I recently came across this tweet from the founder of Posterous (sorry I’m a tumblr fan).
Cutting features is hard post.ly/4RfNf
— Sachin Agarwal (@a4agarwal)January 6, 2012
We are in the midst of brining one of our key products out of beta to it’s ready-for-prime-time v1.0 and like any technology project we need to do it profitably, we wish we had more engineers, and we wish we had more time to include or perfect every feature we have dreamt of in the planning process. That said we need to make cuts. One recurring debate is whether or not charts and graphs and creative ways to visualize data is a bell/whistle or is it a core component that could propel the product into being a wild success.
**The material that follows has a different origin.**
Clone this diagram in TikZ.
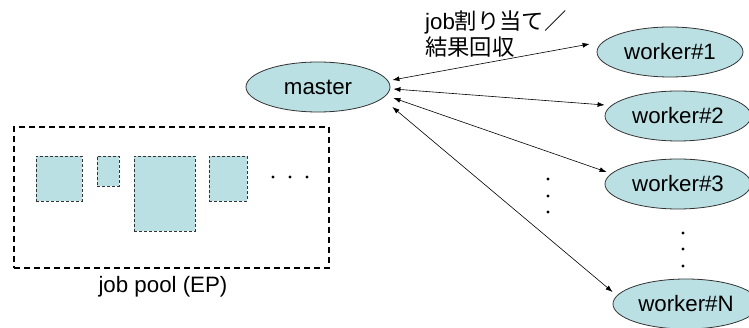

Like many other companies that deal with online media we get millions or even hundreds of millions of events and logs to parse through each day and run in massive data warehouses and are rolled up into useable statistics each hour. There are the standard stats that we need to watch on a regular basis as well as report out to our clients but when we dig into a campaign or try to figure out how to increase performance we are always downloading out to excel or writing a Hive/SQL query to get a deeper look or a different dimension of the data and then graphing it for a nice friendly viewable representation.
And it never fails that the data representation that wins the business, gets the next round of funding, or wins over an executive’s good graces to allow a budget/project/initiative to move forward is inevitably a very simple graphical representation of possibly billions of data points.
So if this is so important, how can it be looked over? And a better question is why?